U.S. Bancorp Fund Services, LLC, doing business as U.S. Bank Global Fund Services ("Fund Services"), serves as the Funds' fund accountant and transfer agent. In those capacities, Fund Services performs various accounting services for the Funds. U.S. Bank N.A. (the "Custodian"), an affiliate of Fund Services, serves as the Funds' custodian.

Foreside Fund Services, LLC (the "Distributor") acts as the Funds' principal underwriter in a continuous public offering of the Funds' Shares.

Certain officers and a trustee of the Trust are affiliated with the Adviser. Neither the affiliated trustee nor the Trust's officers receive compensation from the Funds.

The Board has adopted a Distribution (Rule 12b-1) Plan (the "Plan") pursuant to Rule 12b- 1 under the 1940 Act. In accordance with the Plan, the Funds are authorized to pay an amount up to 0.25% of their average daily net assets each year to pay distribution fees for the sale and distribution of its Shares. No Rule 12b-1 fees are currently paid by the Funds, and there are no plans to impose these fees.
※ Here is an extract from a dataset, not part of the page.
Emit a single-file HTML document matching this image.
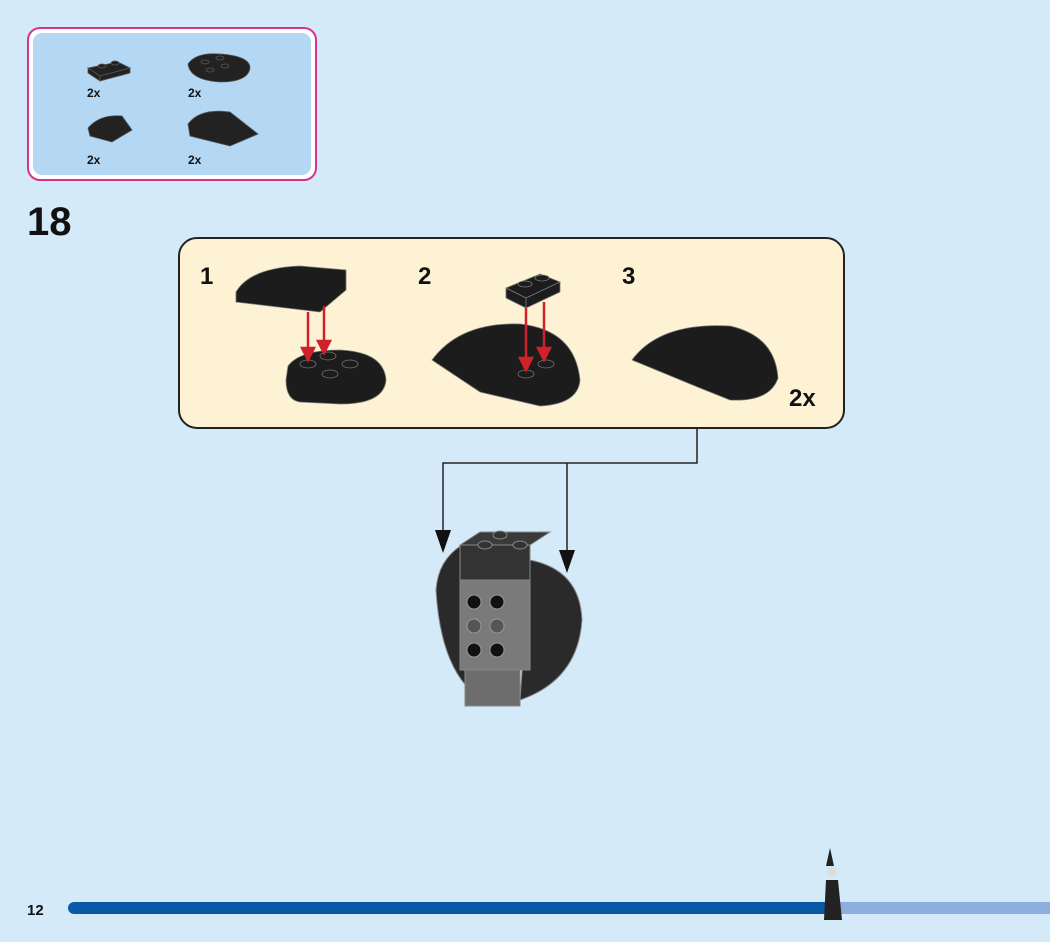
<!DOCTYPE html>
<html><head><style>
html,body{margin:0;padding:0;}
body{width:1050px;height:942px;background:#d5eaf9;position:relative;overflow:hidden;font-family:"Liberation Sans",sans-serif;}
svg{position:absolute;left:0;top:0;}
</style></head><body>
<svg width="1050" height="942" viewBox="0 0 1050 942">
<rect x="28" y="28" width="288" height="152" rx="12" fill="#fff" stroke="#d6338a" stroke-width="2"/>
<rect x="33" y="33" width="278" height="142" rx="9" fill="#b4d7f3"/>
<g fill="#222" stroke="#555" stroke-width="0.8">
<path d="M88 68 L118 62 L130 68 L100 76 Z"/><path d="M88 68 L100 76 L100 81 L88 73 Z"/><path d="M100 76 L130 68 L130 73 L100 81 Z"/>
<ellipse cx="102" cy="66" rx="4" ry="2"/><ellipse cx="115" cy="63" rx="4" ry="2"/>
<path d="M188 64 Q196 52 220 54 Q250 56 250 68 Q248 82 220 82 Q190 80 188 64 Z"/>
<ellipse cx="205" cy="62" rx="4" ry="2"/><ellipse cx="220" cy="58" rx="4" ry="2"/><ellipse cx="225" cy="66" rx="4" ry="2"/><ellipse cx="210" cy="70" rx="4" ry="2"/>
<path d="M88 128 Q100 114 122 116 L132 130 L112 142 L90 136 Z"/>
<path d="M188 124 Q200 108 230 112 L258 134 L230 146 L190 136 Z"/>
</g>
<g font-size="12" font-weight="bold" fill="#111">
<text x="87" y="97">2x</text><text x="188" y="97">2x</text>
<text x="87" y="164">2x</text><text x="188" y="164">2x</text>
</g>
<text x="27" y="235" font-size="40" font-weight="bold" fill="#111">18</text>
<rect x="179" y="238" width="665" height="190" rx="18" fill="#fdf3d4" stroke="#222" stroke-width="2"/>
<g font-size="24" font-weight="bold" fill="#111">
<text x="200" y="284">1</text><text x="418" y="284">2</text><text x="622" y="284">3</text>
<text x="789" y="406">2x</text>
</g>
<g fill="#1c1c1c" stroke="#777" stroke-width="0.8">
<path d="M236 292 Q250 268 300 266 L346 270 L346 290 L320 312 L236 302 Z"/>
<path d="M288 366 Q300 350 340 350 Q384 352 386 380 Q384 404 340 404 L300 402 Q286 400 286 380 Z"/>
<ellipse cx="308" cy="364" rx="8" ry="4"/><ellipse cx="328" cy="356" rx="8" ry="4"/><ellipse cx="350" cy="364" rx="8" ry="4"/><ellipse cx="330" cy="374" rx="8" ry="4"/>
<path d="M432 360 Q460 322 520 324 Q575 330 580 380 Q578 404 540 406 L480 392 Z"/>
<path d="M506 288 L540 274 L560 282 L526 298 Z"/><path d="M506 288 L526 298 L526 308 L506 298 Z"/><path d="M526 298 L560 282 L560 292 L526 308 Z"/>
<ellipse cx="525" cy="284" rx="7" ry="3"/><ellipse cx="542" cy="278" rx="7" ry="3"/>
<ellipse cx="526" cy="374" rx="8" ry="4"/><ellipse cx="546" cy="364" rx="8" ry="4"/>
<path d="M632 360 Q660 322 730 326 Q775 336 778 378 Q770 402 730 400 L700 388 Z"/>
</g>
<g stroke="#d0202a" stroke-width="2.5" fill="#d0202a">
<line x1="308" y1="312" x2="308" y2="352"/><path d="M302 348 L314 348 L308 360 Z"/>
<line x1="324" y1="306" x2="324" y2="345"/><path d="M318 341 L330 341 L324 353 Z"/>
<line x1="526" y1="308" x2="526" y2="362"/><path d="M520 358 L532 358 L526 370 Z"/>
<line x1="544" y1="302" x2="544" y2="352"/><path d="M538 348 L550 348 L544 360 Z"/>
</g>
<g stroke="#222" stroke-width="1.5" fill="none">
<polyline points="697,428 697,463 443,463 443,535"/>
<line x1="567" y1="463" x2="567" y2="555"/>
</g>
<path d="M435 530 L451 530 L443 553 Z" fill="#111"/>
<path d="M559 550 L575 550 L567 573 Z" fill="#111"/>
<g stroke="#888" stroke-width="1">
<path d="M436 590 Q438 560 462 545 L470 690 Q440 660 436 590 Z" fill="#2a2a2a"/>
<path d="M530 560 Q580 570 582 620 Q578 680 520 700 Z" fill="#2a2a2a"/>
<rect x="460" y="545" width="70" height="80" fill="#333"/>
<path d="M460 545 L480 532 L550 532 L530 545 Z" fill="#3a3a3a"/>
<rect x="460" y="580" width="70" height="90" fill="#7a7a7a"/>
<rect x="465" y="670" width="55" height="36" fill="#6d6d6d"/>
<ellipse cx="500" cy="535" rx="7" ry="4" fill="#333"/><ellipse cx="520" cy="545" rx="7" ry="4" fill="#333"/><ellipse cx="485" cy="545" rx="7" ry="4" fill="#333"/>
</g>
<g fill="#111" stroke="#999" stroke-width="1">
<circle cx="474" cy="602" r="7"/><circle cx="497" cy="602" r="7"/>
<circle cx="474" cy="626" r="7" fill="#555"/><circle cx="497" cy="626" r="7" fill="#555"/>
<circle cx="474" cy="650" r="7"/><circle cx="497" cy="650" r="7"/>
</g>
<text x="27" y="915" font-size="15" font-weight="bold" fill="#111">12</text>
<rect x="68" y="902" width="765" height="12" rx="6" fill="#0a5aa8"/>
<rect x="828" y="902" width="222" height="12" fill="#8eaee0"/>
<path d="M826 880 L838 880 L842 920 L824 920 Z" fill="#222"/>
<path d="M830 848 L834 866 L826 866 Z" fill="#222"/>
<circle cx="832" cy="872" r="5" fill="#ddd"/>
</svg>
</body></html>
However, in the event Rule 12b-1 fees are charged in the future, because the fees are paid out each Fund's assets on an ongoing basis, over time these fees will increase the cost of your investment and may cost you more than certain other types of sales charges.

31

Notes to Financial Statements

July 31, 2025 (Unaudited)

NOTE 6 - SEGMENT REPORTING

In accordance with the FASB Accounting Standards Update (ASU) 2023-07, Segment Reporting (Topic 280): Improvements to Reportable Segment Disclosures, each Fund has evaluated their business activities and determined that they each operate as a single reportable segment.

Each Fund's investment activities are managed by the Adviser, which serves as the Chief Operating Decision Maker ("CODM"). The Adviser is responsible for assessing each Fund's financial performance and allocating resources. In making these assessments, the Adviser evaluates each Fund's financial results on an aggregated basis, rather than by separate segments. As such, the Funds do not allocate operating expenses or assets to multiple segments, and accordingly, no additional segment disclosures are required. There were no intra-entity sales or transfers during the reporting period.

The Funds primarily generate income through dividends, interest, and realized/unrealized gains on their investment portfolios. Expenses incurred, including management fees, Fund operating expenses, and transaction costs, are considered general Fund-level expenses and are not allocated to specific segments or business lines.

Management has determined that the Funds do not meet the criteria for disaggregated segment reporting under ASU 2023-07 and will continue to evaluate its reporting requirements in accordance with applicable accounting standards.

NOTE 7 - PURCHASES AND SALES OF SECURITIES

For the period ended July 31, 2025, the cost of purchases and proceeds from the sales or maturities of securities, excluding short-term investments, U.S. government securities, and in-kind transactions were as follows:

Fund Purchases Sales
Intech S&P Large Cap Diversified Alpha ETF $ 32,117,543 $ 30,797,125
Intech S&P Small-Mid Cap Diversified Alpha ETF $ 34,392,535 $ 33,917,999

For the period ended, there were no purchases or sales of long-term U.S. government securities.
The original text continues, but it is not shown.